Compliance is easy: it’s either internal, imposed by corporate governance standards, or it’s external, imposed by regulations or standards of various types. You could probably split the latter up into categories but why create unnecessary complications?
As far as governance is concerned, there’s corporate governance, IT governance, and process governance. There is also either data governance and content/web governance or you could concatenate these into information governance.
But it is risk that is the real issue. This is partly because people use different terminology: to some people risk is simply about business risk: if I make a business decision what is the potential downside if I call this wrong? In capital markets, for example, what is my exposure in case I have shorted the market and it goes long, or vice versa?

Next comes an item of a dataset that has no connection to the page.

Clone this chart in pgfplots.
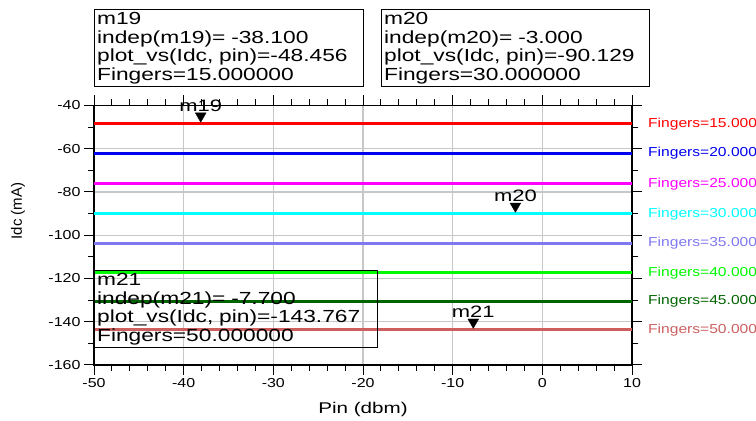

The problem is that this is far too limited a view of what risk is. Take data quality for example, if you have poor data quality then you expose yourself to risk through uncertainty about the truth reflected in the data. For example, one company I was recently talking to was able to reduce its capital requirements by £50m simply by getting more surety about the quality of its data. Similarly, there is spreadsheet risk—that is, the risk (near certainty in many cases) that there may be errors in critical spreadsheets—which also relates to capital markets because many algorithms are built using spreadsheets.
That’s three types of risk but we’re not finished yet. There’s compliance risk. If you don’t comply then you may get fined (see HSBC) or you may be forced into extra work (being raised PCI levels) or you won’t be able to do something that you would like to (GCSx) or you may even go to gaol (Sarbanes-Oxley).
Next there’s IT risk: what’s the impact on your business if your systems go down? Or if SLAs are not met? Or if a migration (Heathrow Terminal 5) goes wrong?
Then there is the risk of direct attacks on your business: either external attacks on your IT systems or internal attacks such as fraud, malicious damage or information theft.
Now, GRC vendors do not recognise most of these types of risk. Fraud, which any layman would consider a form of risk, is not typically treated within so-called GRC solutions. And you can see why not: GRC, treated literally and in its entirety, is too big for most (any) vendors to handle, so they’ve cut it down into silos that they can treat. But silos are always a problem and I think a more holistic approach is needed.
If you think about these different forms of risk, they can mostly be managed within existing GRC frameworks: business risk, data and IT governance and compliance cover five of these seven types of risk. But they don’t cover fraud or cyber attacks or similar security issues. I therefore we think that we should really be thinking about GRCS (S for security), at least organisationally, if we want to be complete about this. Of course, security works closely with compliance: meeting the EU data retention directive, for example, is as much a security issue as a compliance one, and the same applies to PCI, GCSx and so on. On the other hand, there are security risks that are not about compliance and compliance (accessibility, for example) risks that are not to do with security.
There’s a lot more to consider of course, and I’ll return to this in future articles but unless someone can convince me otherwise I’m going to be working on the basis of GRCS.